§ Aim of the exercise: Your task is to give the number of lines in the listing that include "with", and nothing else.

Rows from a dataset of charts and code:
## begin

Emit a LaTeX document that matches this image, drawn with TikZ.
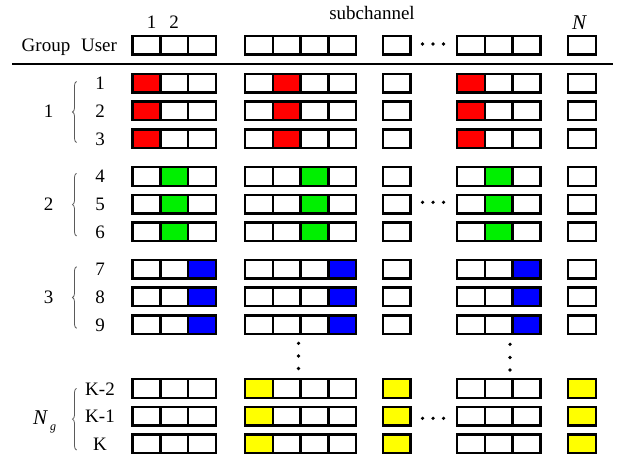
\documentclass[tikz,border=0pt]{standalone}
\usepackage{fontspec}
\setmainfont{Liberation Serif}
\usetikzlibrary{decorations.pathreplacing}
\definecolor{cred}{RGB}{255,0,0}
\definecolor{cgreen}{RGB}{0,240,0}
\definecolor{cblue}{RGB}{0,0,255}
\definecolor{cyellow}{RGB}{255,255,0}
\definecolor{bracegray}{RGB}{90,90,90}
\begin{document}
\begin{tikzpicture}[x=1pt,y=-1pt,
  cell/.style={draw=black, line width=2.4pt, minimum width=27.8pt, minimum height=18.5pt,
               inner sep=0pt, outer sep=0pt},
  lbl/.style={font=\fontsize{19}{22}\selectfont, inner sep=0pt, anchor=base},
  grpbrace/.style={decorate, decoration={brace, amplitude=4pt}, draw=bracegray, line width=0.8pt},
  dotmark/.style={circle, fill=black, inner sep=0pt, minimum size=3.6pt}
]
\useasboundingbox (0,0) rectangle (620,454);

% header texts
\node[lbl] (subch) at (372,19.5) {subchannel};
\node[lbl] (one) at (151.5,28.3) {1};
\node[lbl] (two) at (174,28.3) {2};
\node[lbl, font=\fontsize{21}{22}\selectfont\itshape] (nlast) at (579,30) {N};
\node[lbl] (group) at (46,51.5) {Group};
\node[lbl] (user) at (99,51.5) {User};

% separating rule
\coordinate (ruleL) at (12,64);
\coordinate (ruleR) at (613,64);
\draw[line width=1.6pt] (ruleL) -- (ruleR);

% rows of subchannel cells: name / centre y / highlighted cells / colour
\foreach \rn/\y/\a/\b/\c/\col in {
    h/45.2/0/0/0/white,
    u1/83.2/1/5/9/cred, u2/110.9/1/5/9/cred, u3/138.6/1/5/9/cred,
    u4/176.5/2/6/10/cgreen, u5/204.2/2/6/10/cgreen, u6/231.9/2/6/10/cgreen,
    u7/269.2/3/7/11/cblue, u8/296.9/3/7/11/cblue, u9/324.6/3/7/11/cblue,
    uK2/388.5/4/8/12/cyellow, uK1/416.2/4/8/12/cyellow, uK/443.9/4/8/12/cyellow}{
  \foreach \i/\x in {1/146.4,2/174.2,3/202.0,
                     4/258.9,5/286.7,6/314.5,7/342.3,
                     8/396.6,
                     9/470.9,10/498.7,11/526.5,
                     12/581.9}{
    \pgfmathtruncatemacro\hit{(\i==\a)||(\i==\b)||(\i==\c)}
    \ifnum\hit=1 \def\fc{\col}\else\def\fc{white}\fi
    \node[cell, fill=\fc] (\rn-\i) at (\x,\y) {};
  }
}

% user indices
\foreach \rn/\y/\t in {u1/83.2/1, u2/110.9/2, u3/138.6/3,
                       u4/176.5/4, u5/204.2/5, u6/231.9/6,
                       u7/269.2/7, u8/296.9/8, u9/324.6/9,
                       uK2/388.5/K-2, uK1/416.2/K-1, uK/443.9/K}{
  \node[lbl] (lab-\rn) at (100,\y+6.5) {\t};
}

% group indices
\node[lbl] (g1) at (48.5,117.4) {1};
\node[lbl] (g2) at (48.5,210.7) {2};
\node[lbl] (g3) at (48.5,303.4) {3};
\node[lbl, anchor=base west] (gN) at (33,424)
  {\fontsize{21}{22}\selectfont\itshape N\hspace{3pt}\raisebox{-6pt}{\fontsize{12}{12}\selectfont g}};

% braces
\foreach \k/\top/\bot in {1/81.5/142.5, 2/173.3/236, 3/266.7/328.3, 4/388.3/450}{
  \coordinate (bt\k) at (76.5,\top);
  \coordinate (bb\k) at (76.5,\bot);
  \draw[grpbrace] (bb\k) -- (bt\k);
}

% horizontal ellipses
\foreach \y/\n in {44/a, 202.3/b, 418.3/c}{
  \node[dotmark] (h\n1) at (422.5,\y) {};
  \node[dotmark] (h\n2) at (433,\y) {};
  \node[dotmark] (h\n3) at (443.5,\y) {};
}

% vertical ellipses
\node[dotmark] (va1) at (298.5,343.3) {};
\node[dotmark] (va2) at (298.5,356) {};
\node[dotmark] (va3) at (298.5,368.5) {};
\node[dotmark] (vb1) at (510,344.3) {};
\node[dotmark] (vb2) at (510,357.5) {};
\node[dotmark] (vb3) at (510,370) {};
\end{tikzpicture}
\end{document}
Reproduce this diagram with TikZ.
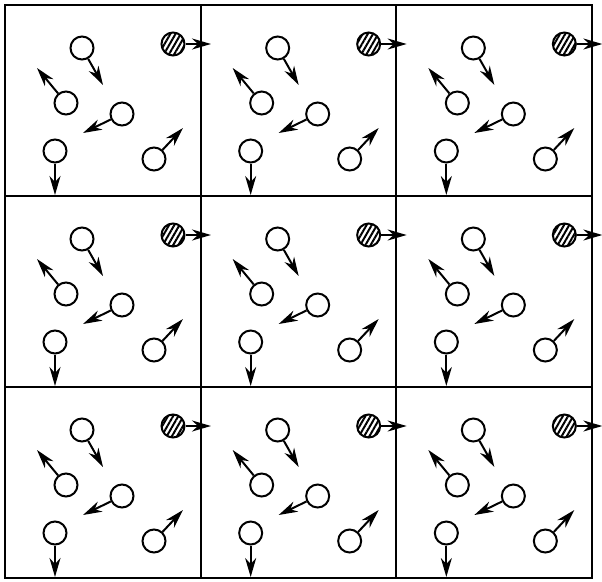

## end

§ Answer to this task: 2